The U.S. Department of Labor (DOL) has proposed a rule to raise the salary threshold for the white collar overtime exemptions from the current $35,568 yearly minimum to $55,068. This would mean that most employees making less than $55,068 must receive overtime pay—time and a half their regular hourly rate—for any time worked more than 40 hours in one workweek. The proposed changes would also include automatic updates to the salary threshold every three years and raise the salary requirement for what is known as the “highly compensated individual exemption” from the current $107,432 per year to $143,988. 

The DOL estimates that this would impact 3.6 million workers who are currently salaried. If the proposed changes take effect, employers will face the decision to either increase salaries for many exempt workers to the proposed minimum of $55,068, or convert those exempt employees falling under the minimum salary to non-exempt hourly workers.

Once published in the Federal Register, the notice of proposed rulemaking will be open for public comment for at least 60 days. The DOL may make some adjustments as a result of public feedback, but employers should not expect major changes as this proposal is a significant component of President Biden’s economic policies.

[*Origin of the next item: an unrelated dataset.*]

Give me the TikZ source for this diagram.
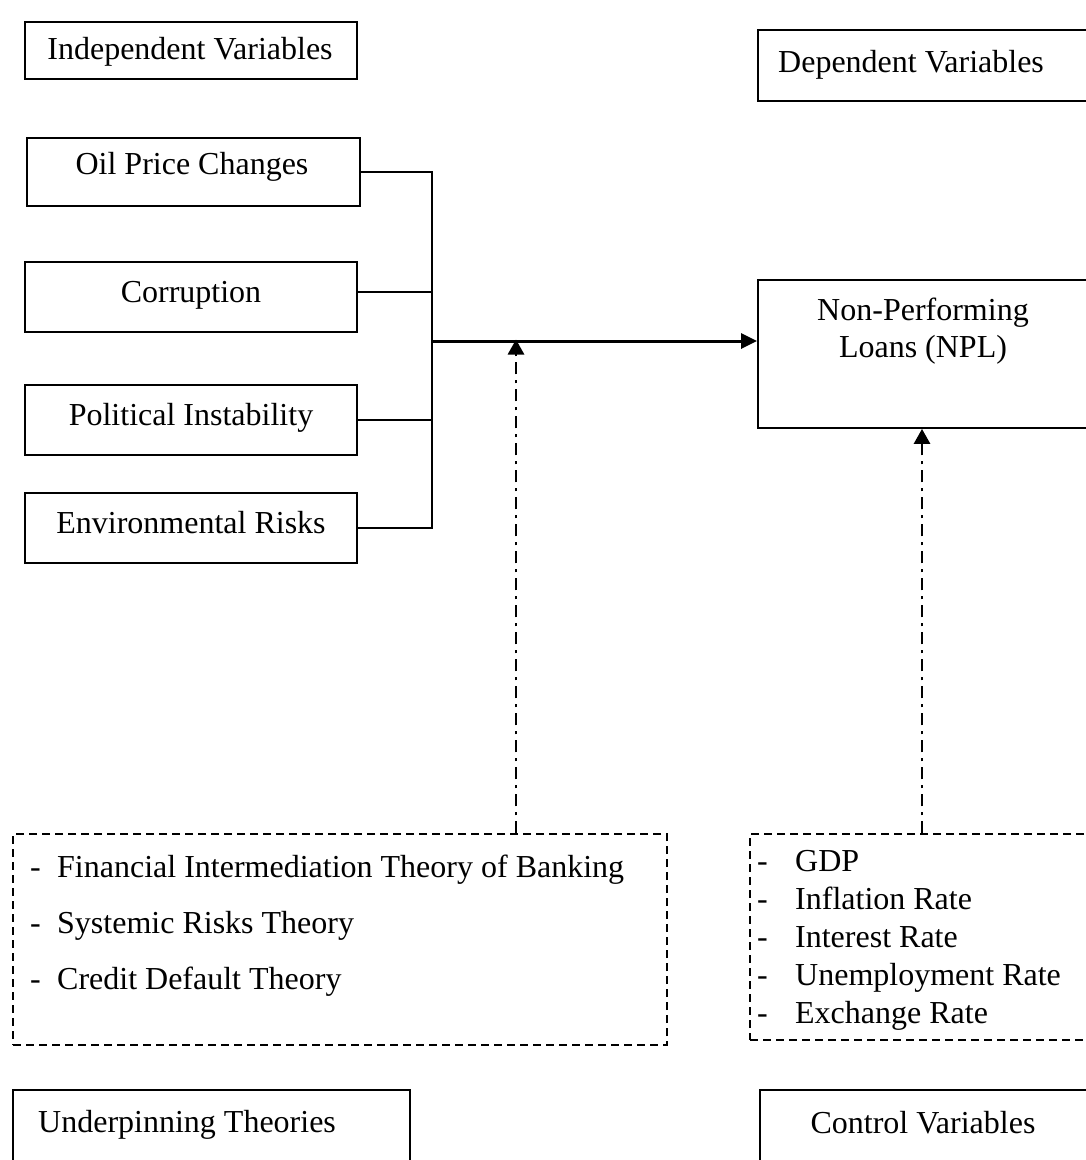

No matter what the rule ultimately looks like, it will be challenged in the courts. However, it is uncertain whether these challenges will be successful. Therefore, businesses should consider taking steps now to prepare as if the proposal will take effect:

  1. Review current exempt employees who earn between $35,568 and $55,068 per year. You can track employees' actual hours worked now to learn the potential impact of converting them to overtime pay. 
  2. Review current compliance. Although the proposed rule changes the salary threshold but not the other factors for an employee to be eligible for the “white collar” federal overtime exemptions, the rule may cause employees to scrutinize their exempt classification. Employers should ensure that their exempt employees meet the three exception requirements: (1) paid on a salary basis; (2) paid at least the designated minimum salary; and (3) perform certain duties (which vary based on the exemption.)
  3. Plan to give advance notice to employees and provide training to managers and those workers impacted. If converted to non-exempt status, employees will need to be trained in record keeping requirements, timekeeping procedures, overtime approval policies, and other specifics that may vary from business to business.